A corollary of all this is that one cannot place production capacity in somewhere that doesn’t have access to this economic infrastructure (market, suppliers that enable spin-offs and creation of new work, etc.) China tried to populate villages with factories as part of the Great Leap Forward, and failed, because there was no economy in village for the factories to plug into.
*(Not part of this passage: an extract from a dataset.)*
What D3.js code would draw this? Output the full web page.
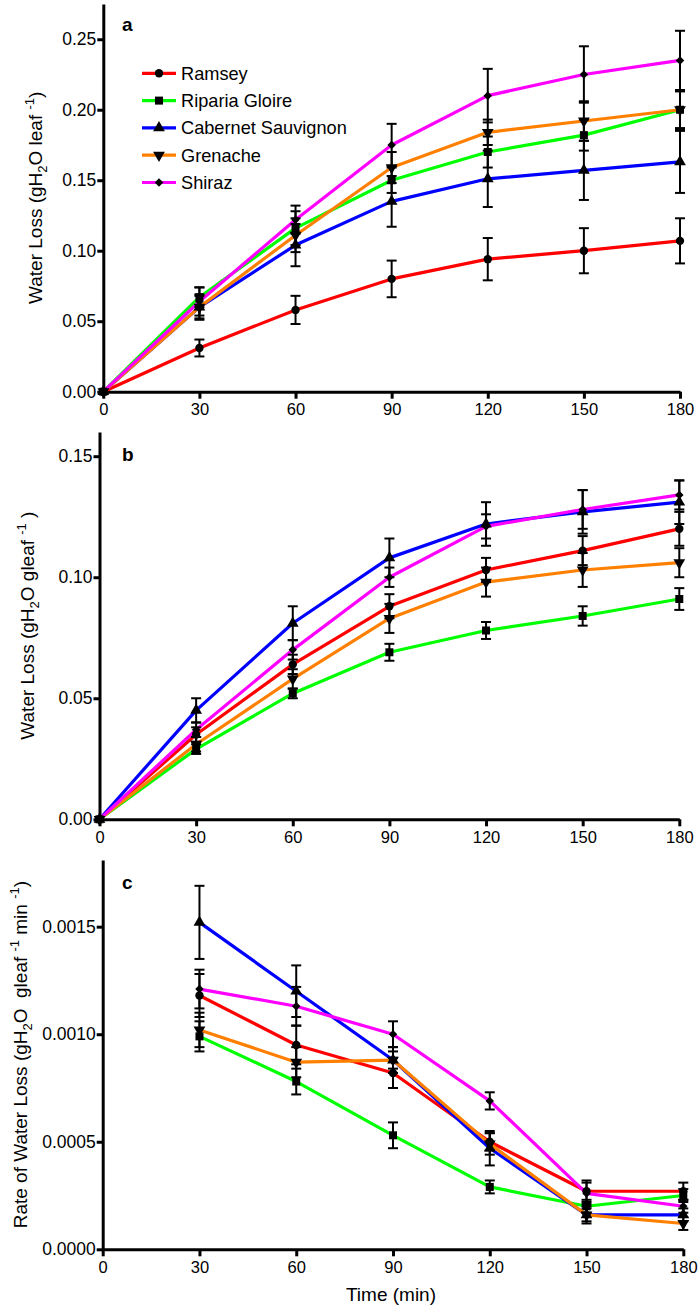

Finally, although the term “disruption” wasn’t used at the time of this book’s writing the way it is used today, Jacobs identifies it as the tension between those “whose interests are with already well-established economic activities, and those whose interests are with the emergence of new economic activities.” She argues that to avoid stagnation from the established interests, governments must act to protect the naturally-weaker position of the “disruptors”. In the case of the Internet, this has been somewhat true in that it has largely been maintained as a common utility, even though privately operated; the dominance of a few large tech companies in 2020 may be working against this.

Afterthoughts

I realize I’ve read a number of books that provide validating examples of “creating new work” in action, even though their narratives are not specifically situated in cities. A good recent one is From Betamax to Blockbuster, which describes the rise of the VCR: the entire home video distribution industry (rental and sales) arose out of “new work creation” by people in businesses such as music distribution and magnetic media duplication.